Maybe you don’t have room in your home for another person or two; there are other ways you can engage in breathing help and hope into another’s life.
- Purchase a gift card, or leave some cash anonymously (you have to know the situation to do this) with the parent who is struggling . Perhaps you would help them buy diapers or formula, or maybe your gift would be a few bucks extra to get her hair cut or her nails done. This reminds Mom she has value and worth as well.
- Offer free babysitting even once a week so the parent can pursue their minimum wage job and reduce a bit of child care costs.
- Make yourself available to those who may live from crisis to crisis, or have no other healthy supportive people in their lives. Over the last couple of months we have twice been told that prior to talking with us their plan was to take their life that night. That’s pretty powerful. We didn’t do anything special. All we did was answer the phone and listen, or open the back door and invite someone in and give them a shoulder to cry on, and a hug to remind them they are not alone. Life, even when it hurts is holy!
- Build into the life of someone who may not have a family nearby, or any longer. This might be someone who is new to your area, or someone who was raised in the foster care system and never adopted, or any other number of reasons. If may even be someone who lives a lifestyle different than yours. Get to know them as a person – not with the idea to change their life, but to change yours. To share your life and the blessings God has given you with someone else.

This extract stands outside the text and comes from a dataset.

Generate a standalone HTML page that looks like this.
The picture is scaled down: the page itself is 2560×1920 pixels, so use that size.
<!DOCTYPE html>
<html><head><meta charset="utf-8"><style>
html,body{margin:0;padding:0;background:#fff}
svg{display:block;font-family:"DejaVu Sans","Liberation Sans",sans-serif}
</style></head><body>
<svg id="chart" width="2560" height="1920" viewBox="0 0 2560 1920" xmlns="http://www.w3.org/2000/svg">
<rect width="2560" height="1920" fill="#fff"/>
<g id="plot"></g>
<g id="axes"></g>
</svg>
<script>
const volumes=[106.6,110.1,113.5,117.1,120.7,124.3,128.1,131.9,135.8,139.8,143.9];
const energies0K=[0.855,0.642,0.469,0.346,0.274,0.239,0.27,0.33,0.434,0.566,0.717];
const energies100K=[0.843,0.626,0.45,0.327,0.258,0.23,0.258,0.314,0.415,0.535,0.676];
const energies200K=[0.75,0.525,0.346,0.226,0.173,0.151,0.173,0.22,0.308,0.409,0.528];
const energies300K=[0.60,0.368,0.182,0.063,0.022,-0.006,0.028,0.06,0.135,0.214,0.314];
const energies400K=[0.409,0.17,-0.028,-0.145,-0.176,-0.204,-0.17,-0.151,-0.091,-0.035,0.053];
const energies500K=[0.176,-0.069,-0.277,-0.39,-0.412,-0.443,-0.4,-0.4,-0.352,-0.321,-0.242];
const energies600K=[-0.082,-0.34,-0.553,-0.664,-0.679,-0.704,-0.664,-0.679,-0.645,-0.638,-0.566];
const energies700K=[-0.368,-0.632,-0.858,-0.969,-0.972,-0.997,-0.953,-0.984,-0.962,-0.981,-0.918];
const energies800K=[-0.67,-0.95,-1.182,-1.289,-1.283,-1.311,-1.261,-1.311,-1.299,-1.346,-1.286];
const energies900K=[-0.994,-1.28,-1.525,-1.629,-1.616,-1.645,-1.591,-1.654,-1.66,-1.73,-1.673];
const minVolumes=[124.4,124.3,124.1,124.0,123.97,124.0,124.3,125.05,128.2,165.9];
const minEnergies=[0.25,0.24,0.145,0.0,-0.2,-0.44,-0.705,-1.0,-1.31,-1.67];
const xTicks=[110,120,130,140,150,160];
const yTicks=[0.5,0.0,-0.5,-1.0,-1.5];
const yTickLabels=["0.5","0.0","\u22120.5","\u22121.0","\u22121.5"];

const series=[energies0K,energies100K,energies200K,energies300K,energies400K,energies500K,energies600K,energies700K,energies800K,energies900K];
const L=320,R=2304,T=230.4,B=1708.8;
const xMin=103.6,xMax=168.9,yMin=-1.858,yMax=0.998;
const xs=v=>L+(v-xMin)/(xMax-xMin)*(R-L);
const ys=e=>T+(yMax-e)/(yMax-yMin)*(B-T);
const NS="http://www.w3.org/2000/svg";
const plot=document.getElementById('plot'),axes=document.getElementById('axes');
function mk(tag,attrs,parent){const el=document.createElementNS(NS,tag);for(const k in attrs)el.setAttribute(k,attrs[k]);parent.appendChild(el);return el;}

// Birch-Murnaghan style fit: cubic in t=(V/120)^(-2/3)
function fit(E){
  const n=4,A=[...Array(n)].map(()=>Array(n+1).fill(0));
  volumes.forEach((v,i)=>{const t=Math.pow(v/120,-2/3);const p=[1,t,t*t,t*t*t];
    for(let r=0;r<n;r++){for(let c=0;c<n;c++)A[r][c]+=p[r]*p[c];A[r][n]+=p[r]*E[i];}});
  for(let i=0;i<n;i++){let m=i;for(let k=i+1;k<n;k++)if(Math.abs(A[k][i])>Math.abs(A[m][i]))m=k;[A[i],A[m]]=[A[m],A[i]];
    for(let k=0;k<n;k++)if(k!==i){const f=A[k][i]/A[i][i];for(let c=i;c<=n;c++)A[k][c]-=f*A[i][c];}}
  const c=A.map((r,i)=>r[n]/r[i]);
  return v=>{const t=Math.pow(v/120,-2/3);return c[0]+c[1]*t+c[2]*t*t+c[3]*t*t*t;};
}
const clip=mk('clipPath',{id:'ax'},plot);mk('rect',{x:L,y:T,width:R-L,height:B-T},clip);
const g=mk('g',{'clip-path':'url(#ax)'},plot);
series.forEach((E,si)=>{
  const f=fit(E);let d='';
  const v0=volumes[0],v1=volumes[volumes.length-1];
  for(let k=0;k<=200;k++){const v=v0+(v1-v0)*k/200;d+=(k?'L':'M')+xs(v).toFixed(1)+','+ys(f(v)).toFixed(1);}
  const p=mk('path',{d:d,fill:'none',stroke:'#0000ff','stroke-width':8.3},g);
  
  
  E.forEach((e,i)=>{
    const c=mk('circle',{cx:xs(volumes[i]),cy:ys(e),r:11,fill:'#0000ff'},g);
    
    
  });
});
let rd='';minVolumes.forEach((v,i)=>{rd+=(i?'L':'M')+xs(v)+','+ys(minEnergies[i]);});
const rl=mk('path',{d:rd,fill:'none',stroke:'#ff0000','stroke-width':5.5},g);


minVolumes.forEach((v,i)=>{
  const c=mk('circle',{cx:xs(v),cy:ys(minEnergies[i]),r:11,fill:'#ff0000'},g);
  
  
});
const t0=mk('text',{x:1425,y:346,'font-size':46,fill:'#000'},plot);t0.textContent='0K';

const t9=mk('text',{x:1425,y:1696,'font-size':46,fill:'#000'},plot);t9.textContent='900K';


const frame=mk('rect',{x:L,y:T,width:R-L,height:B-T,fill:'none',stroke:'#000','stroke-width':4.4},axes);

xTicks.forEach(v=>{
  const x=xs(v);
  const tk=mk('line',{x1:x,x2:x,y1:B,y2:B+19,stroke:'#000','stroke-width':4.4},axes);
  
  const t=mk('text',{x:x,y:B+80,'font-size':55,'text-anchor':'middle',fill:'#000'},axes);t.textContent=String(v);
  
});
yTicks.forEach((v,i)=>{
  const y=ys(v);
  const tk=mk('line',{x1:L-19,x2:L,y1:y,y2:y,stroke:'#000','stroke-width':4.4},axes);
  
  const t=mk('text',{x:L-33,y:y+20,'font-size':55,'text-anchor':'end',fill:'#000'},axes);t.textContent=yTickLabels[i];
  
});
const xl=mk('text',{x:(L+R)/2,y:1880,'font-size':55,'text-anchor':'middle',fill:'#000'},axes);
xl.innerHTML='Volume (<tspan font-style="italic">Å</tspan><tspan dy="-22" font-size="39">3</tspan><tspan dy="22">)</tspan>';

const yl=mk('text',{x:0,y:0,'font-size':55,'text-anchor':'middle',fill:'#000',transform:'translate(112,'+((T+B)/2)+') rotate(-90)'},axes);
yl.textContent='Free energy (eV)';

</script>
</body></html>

- “Expand” your family. Hold on – I am not suggesting anything too drastic here. I am thinking of the young single woman who recently called us and asked us to be grandparents to the little one growing in her body. She wanted her child to have the influence of people like us. Sadly (for the mom and us) that child is now being held in the Father’s arms in Heaven before we ever got to meet him/her.
Lastly, for those of you who live a life of faith – don’t hide your faith! We experienced the ultimate sanctity of life recently when one of those above who was in crisis gave their life to Jesus when we simply asked the question, “Where do you think God is at in all this?” Can there be any better way to celebrate life, and life eternal, than introducing someone to our Heavenly Father! As the circle of life goes round last night I was feeling down, this new believer, for the first time, texted me a Scripture verse that had encouraged them, and now it ministered to me. Isaiah 41:13 “For I am the LORD your God who takes hold of your right hand and says to you, Do not fear; I will help you.”
Sanctity of life . . . not a one day event, or even a nine month journey. The sacredness of life needs to be celebrated and protected; as the name implies, throughout LIFE.